The latest figures show 693 Covid-19 patients are in hospital, with 150 in intensive care.
Offaly has the highest incidence rate in the country at 441 cases per 100,000, followed by Monaghan at 342 and Dublin at 339.
This comes as the Cabinet agreed that Level 5 restrictions are to be extended until April 5th.
The Government has also agreed that the reopening of schools on a phased basis will commence from next week.
Full details of a revised Living with Covid plan are set to be announced by Taoiseach Micheál Martin in a speech at 6pm.
South African variant
Earlier it was confirmed that the first confirmed cases of the South African variant of Covid-19 have been detected in Northern Ireland.
Stormont Health Minster Robin Swann said three cases of the variant had been confirmed.

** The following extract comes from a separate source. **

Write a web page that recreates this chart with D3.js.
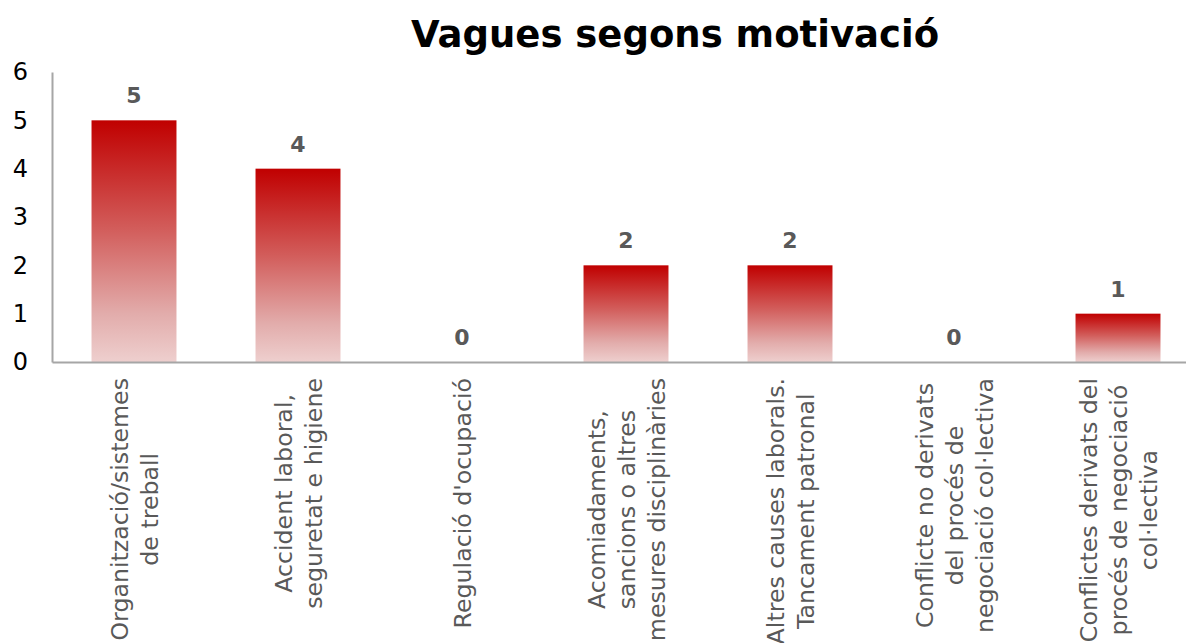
<!DOCTYPE html>
<html>
<head>
<meta charset="utf-8">
<script src="https://cdn.jsdelivr.net/npm/d3@7"></script>
<style>
  html, body { margin: 0; padding: 0; background: #fff; }
  svg { display: block; font-family: "DejaVu Sans", Verdana, sans-serif; }
</style>
</head>
<body>
<svg id="chart" width="1186" height="643"></svg>
<script>
// Strike counts by motivation
const categories = [
  ["Organització/sistemes", "de treball"],
  ["Accident laboral,", "seguretat e higiene"],
  ["Regulació d'ocupació"],
  ["Acomiadaments,", "sancions o altres", "mesures disciplinàries"],
  ["Altres causes laborals.", "Tancament patronal"],
  ["Conflicte no derivats", "del procés de", "negociació col·lectiva"],
  ["Conflictes derivats del", "procés de negociació", "col·lectiva"]
];
const values = [5, 4, 0, 2, 2, 0, 1];
const yTicks = [0, 1, 2, 3, 4, 5, 6];
const title = "Vagues segons motivació";

const svg = d3.select("#chart");
const plotLeft = 52, plotRight = 1200, plotTop = 72, plotBase = 362;

const keys = categories.map((c, i) => i);
const x = d3.scaleBand().domain(keys).range([plotLeft, plotRight])
  .paddingInner(0.482).paddingOuter(0.241);
const y = d3.scaleLinear().domain([0, 6]).range([plotBase, plotTop]);

// Vertical gradient applied to each bar
const defs = svg.append("defs");
const grad = defs.append("linearGradient")
  .attr("id", "barFill").attr("x1", 0).attr("y1", 0).attr("x2", 0).attr("y2", 1);
[[0, "#C00000"], [0.45, "#D25D5B"], [0.8, "#E2ACAB"], [1, "#EECFCE"]]
  .forEach(([o, c]) => grad.append("stop").attr("offset", o).attr("stop-color", c));

// Title
svg.append("text")
  .attr("x", 675).attr("y", 47)
  .attr("text-anchor", "middle")
  .attr("font-size", 37).attr("font-weight", "bold").attr("fill", "#000")
  .text(title);

// Bars
svg.append("g").selectAll("rect")
  .data(values.map((v, i) => ({ v, i })).filter(d => d.v > 0))
  .join("rect")
  .attr("x", d => x(d.i))
  .attr("width", x.bandwidth())
  .attr("y", d => y(d.v))
  .attr("height", d => y(0) - y(d.v))
  .attr("fill", "url(#barFill)");

// Value labels
svg.append("g").selectAll("text")
  .data(values.map((v, i) => ({ v, i })))
  .join("text")
  .attr("x", d => x(d.i) + x.bandwidth() / 2)
  .attr("y", d => y(d.v) - 17)
  .attr("text-anchor", "middle")
  .attr("font-size", 22).attr("font-weight", "bold").attr("fill", "#595959")
  .text(d => d.v);

// Y axis
const yAxis = svg.append("g")
  .attr("transform", `translate(${plotLeft},0)`)
  .call(d3.axisLeft(y).tickValues(yTicks).tickSize(0).tickPadding(24).tickFormat(d3.format("d")));
yAxis.select(".domain").attr("stroke", "#A6A6A6").attr("stroke-width", 2);
yAxis.selectAll("text").attr("font-size", 24).attr("fill", "#000")
  .attr("font-family", "DejaVu Sans, Verdana, sans-serif");

// X axis baseline
const xAxis = svg.append("g")
  .attr("transform", `translate(0,${plotBase})`)
  .call(d3.axisBottom(x).tickSize(0).tickFormat(""));
xAxis.select(".domain").attr("stroke", "#A6A6A6").attr("stroke-width", 2);

// Rotated category labels, lines centred on each other, top aligned under the axis
const lineH = 30;
const labelTop = 378;
categories.forEach((lines, i) => {
  const cx = x(i) + x.bandwidth() / 2;
  const t = svg.append("text")
    .attr("font-size", 23.7).attr("fill", "#595959")
    .attr("text-anchor", "middle");
  lines.forEach(ln => t.append("tspan").text(ln));
  const spans = t.selectAll("tspan").nodes();
  const maxLen = d3.max(spans, s => s.getComputedTextLength());
  const n = lines.length;
  const cy = labelTop + maxLen / 2;
  spans.forEach((s, j) => {
    const off = (j - (n - 1) / 2) * lineH;
    d3.select(s).attr("x", 0).attr("y", off + 8.5);
  });
  t.attr("transform", `translate(${cx},${cy}) rotate(-90)`);
});
</script>
</body>
</html>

The minister said a detailed health protection risk assessment and contact tracing response had been deployed and the risk of transmission has been judged to be low at this time.
“I have previously been clear that identification of a confirmed case or cases of this variant in Northern Ireland was inevitable at some point,” said Mr Swann.
“This development does not mean that this variant is going to become the most prevalent or the dominant strain in Northern Ireland.
“However, it does underline once again the very real need for continuing caution in relation to Covid-19.”
Meanwhile, a further five people have died in the North after testing positive for coronavirus.
Another 225 cases of the virus were also notified by the region’s Department of Health on Monday.
There are 376 Covid positive patients in hospital in the North, with 48 in intensive care.